I started learning projective geometry recently and i know just the basics how cross ratios are defined and some applications as given in Alexander Remorov's projective geometry note. But recently i came across a note which is titled "The method of moving points" and i see this method frequently used in solving geometry problems at Art of Problem Solving forum. But i am facing difficulties in understanding this method mainly because of the Notations. I have always been a bit uncomfortable with function symbols and notations in geometry branch of mathematics. But i know how to do everything in euclidean geometry way and i believe i am an amateur in euclidean geometry problem solving.

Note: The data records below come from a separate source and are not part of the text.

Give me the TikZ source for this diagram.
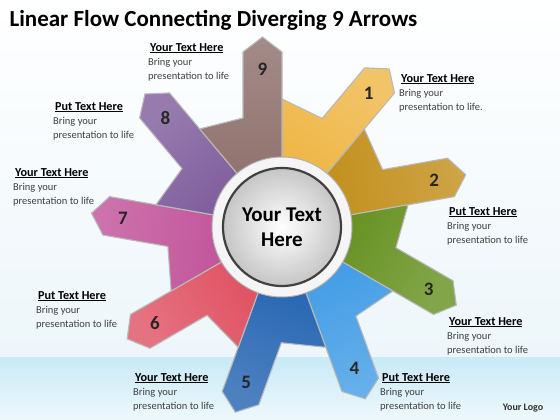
\documentclass[tikz,border=0pt]{standalone}
\usepackage{fontspec}
\setmainfont{Carlito}

\definecolor{pOne}{HTML}{EEB33E}
\definecolor{pTwo}{HTML}{C08A12}
\definecolor{pThree}{HTML}{5E8C16}
\definecolor{pFour}{HTML}{3A98E4}
\definecolor{pFive}{HTML}{1A5DAE}
\definecolor{pSix}{HTML}{DE4A5C}
\definecolor{pSeven}{HTML}{BE4A94}
\definecolor{pEight}{HTML}{7A5698}
\definecolor{pNine}{HTML}{8A6A66}
\definecolor{bgLow}{HTML}{EDF6FA}
\definecolor{bandTop}{HTML}{C9EAF7}
\definecolor{bandLow}{HTML}{EEF8FC}

\tikzset{
  petal/.style={draw=gray!55, line width=1.1pt},
  num/.style={font=\fontsize{19}{19}\selectfont\bfseries, text=black!85},
  note/.style={anchor=north west, align=left, inner sep=0pt,
    font=\fontsize{10.5}{14}\selectfont, text=black!75}
}
\newcommand{\heading}[1]{\hspace*{2pt}{\fontsize{12.2}{14}\selectfont\bfseries\color{black}\underline{#1}}}
\newcommand{\petal}[4]{%
  \begin{scope}[shift={(c)}, rotate=#1]
    \draw[petal, top color=#2!78!white, bottom color=#2, shading angle=#1-90]
      (0,0) -- (175,0) -- (190,19.5) -- (175,39) -- (109,39) -- (40:128) -- cycle;
    \node[num] (#4) at (158,19.5) {#3};
  \end{scope}}

\begin{document}
\begin{tikzpicture}[x=1pt,y=1pt]
	\useasboundingbox (0,0) rectangle (560,420);
	% background
	\fill[top color=white, bottom color=bgLow] (0,62) rectangle (560,420);
	\fill[top color=bandTop, bottom color=bandLow] (0,0) rectangle (560,62);
	\node[anchor=west, font=\fontsize{23}{26}\selectfont\bfseries] (title) at (6,400) {Linear Flow Connecting Diverging 9 Arrows};
	\coordinate (c) at (282,193);
	% arrows
	\petal{50}{pOne}{1}{n1}
	\petal{10}{pTwo}{2}{n2}
	\petal{-30}{pThree}{3}{n3}
	\petal{-70}{pFour}{4}{n4}
	\petal{-110}{pFive}{5}{n5}
	\petal{-150}{pSix}{6}{n6}
	\petal{170}{pSeven}{7}{n7}
	\petal{130}{pEight}{8}{n8}
	\petal{90}{pNine}{9}{n9}
	% hub
	\draw[gray!60, fill=gray!8, line width=1pt] (c) circle (70);
	\draw[black!75, line width=2.2pt, inner color=white, outer color=gray!45] (c) circle (59);
	\node[align=center, font=\fontsize{21}{25}\selectfont\bfseries] (hub) at (c) {Your Text\\Here};
	% texts
	\node[note] (t9) at (148,377) {\heading{Your Text Here}\\Bring your\\presentation to life};
	\node[note] (t1) at (399,346) {\heading{Your Text Here}\\Bring your\\presentation to life.};
	\node[note] (t2) at (447,213) {\heading{Put Text Here}\\Bring your\\presentation to life};
	\node[note] (t3) at (447,103) {\heading{Your Text Here}\\Bring your\\presentation to life};
	\node[note] (t4) at (380,47) {\heading{Put Text Here}\\Bring your\\presentation to life};
	\node[note] (t5) at (133,47) {\heading{Your Text Here}\\Bring your\\presentation to life};
	\node[note] (t6) at (36,129) {\heading{Put Text Here}\\Bring your\\presentation to life};
	\node[note] (t7) at (13,252) {\heading{Your Text Here}\\Bring your\\presentation to life};
	\node[note] (t8) at (53,318) {\heading{Put Text Here}\\Bring your\\presentation to life};
	\node[font=\fontsize{10}{12}\selectfont\bfseries, text=black!80] (logo) at (523,12) {Your Logo};
\end{tikzpicture}
\end{document}
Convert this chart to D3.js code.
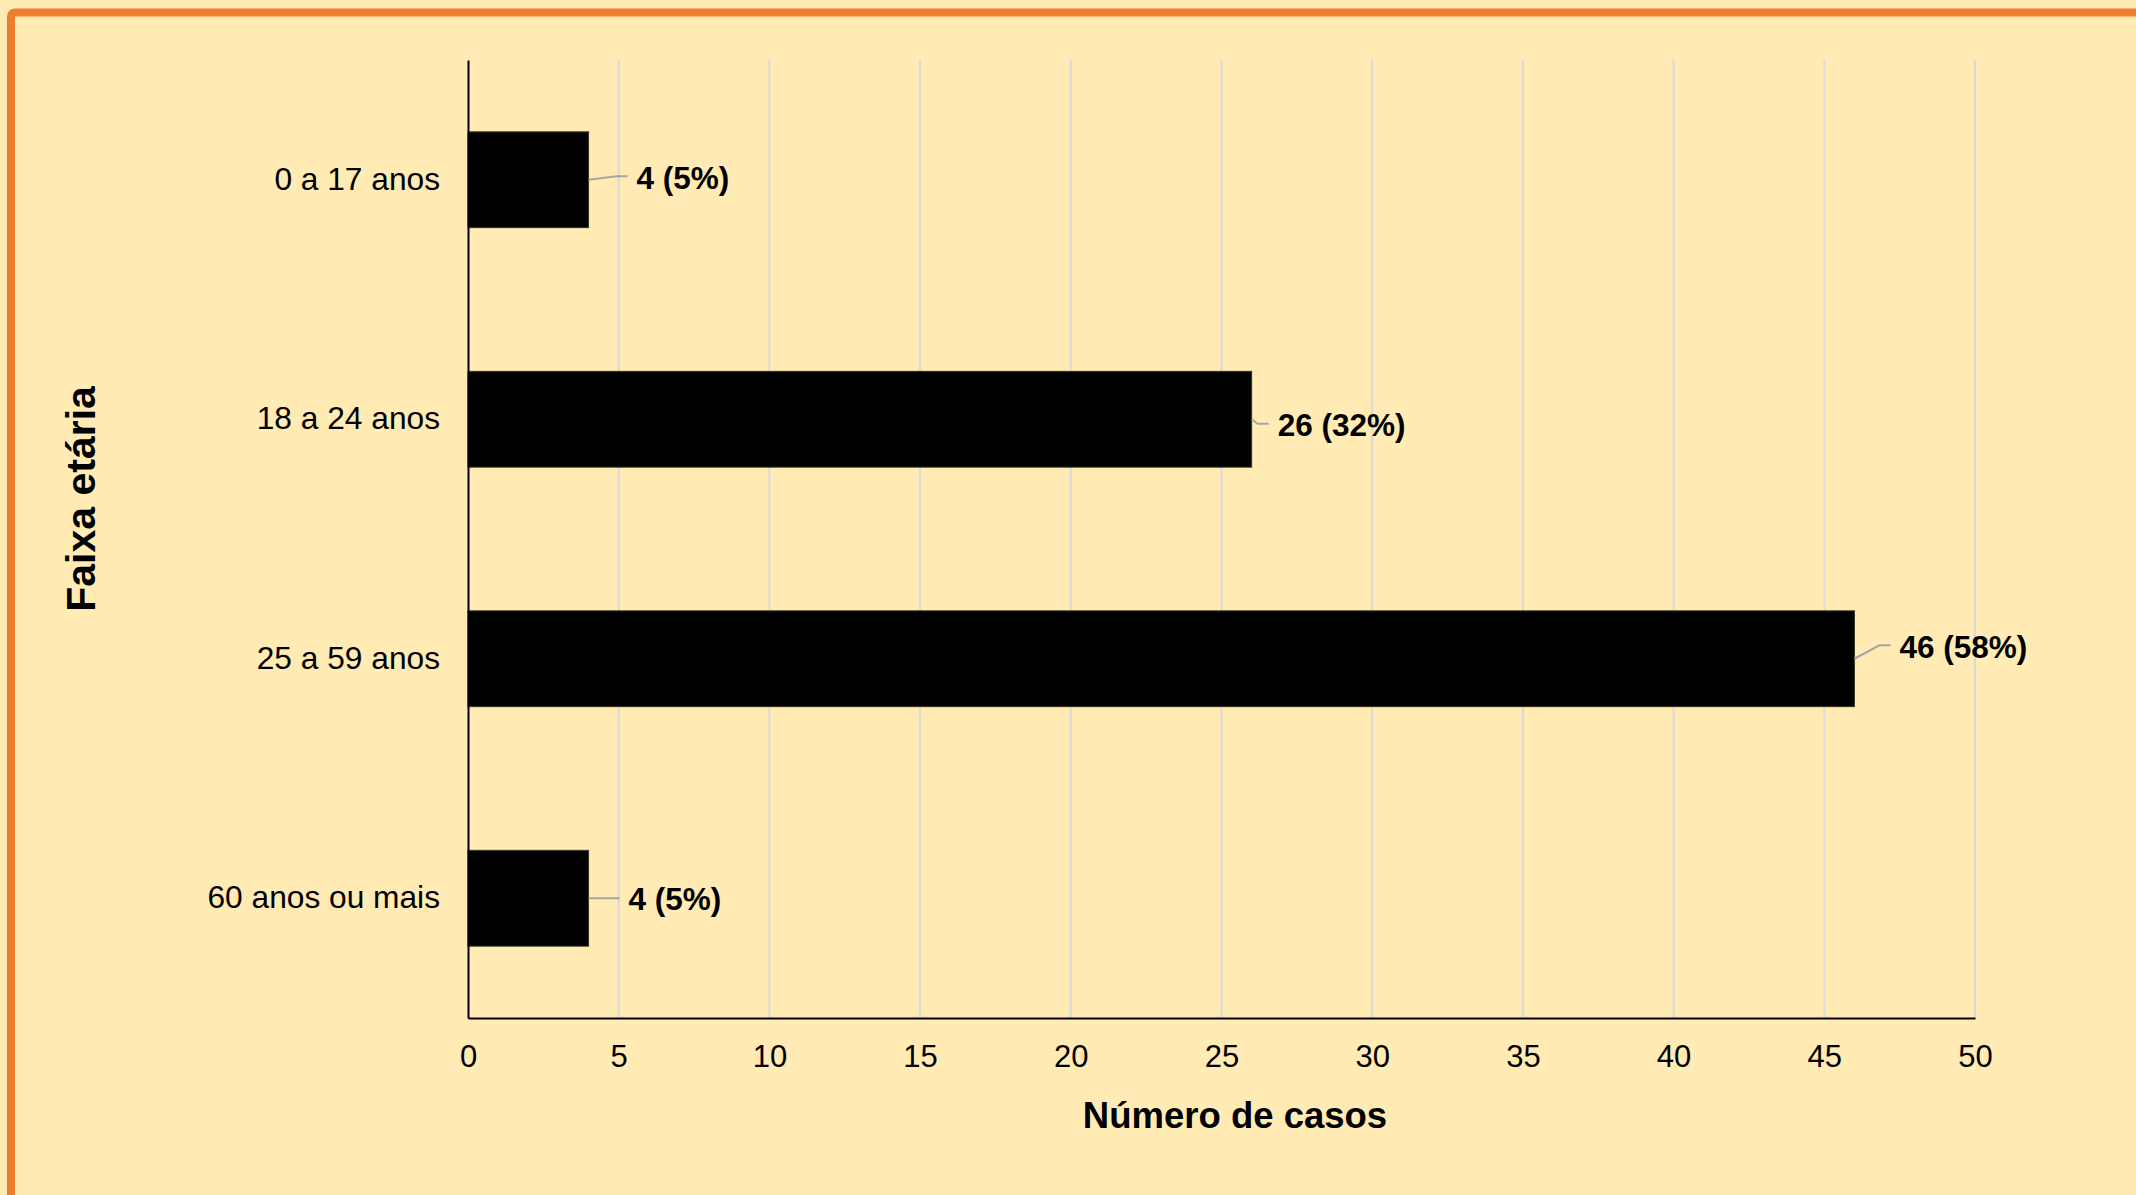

Here in the above picture in the first point, they said that a map from $l$ to $C_p$ is given by $X \rightarrow PX$ is projective where $l$ is a given line and $P$ is a given point and $C_p$ means pencil of lines through P. I don't understand what they are trying to mean. I know that pencil through $P$ means some lines are passing through $P$ but don't understand what map from $l$ to $C_p$ means. The projective map definition they gave was that from a conic $C_1$ to $C_2$ if $A,B,C,D$ are four points on $C_1$ and $f(A),f(B),f(C),f(D)$ are their images then $(A,B;C,D)=(f(A),f(B);f(C),f(D)$. But i don't understand what this map means since i said i am not very comfortable with function terminologies in geometry although o learnt those in Algebra.
Also they said inversion of a line is a projective map.
Could you please translate them and prove them in simple terms and euclidean way so that i can understand what they are trying to mean?That will be a very big help.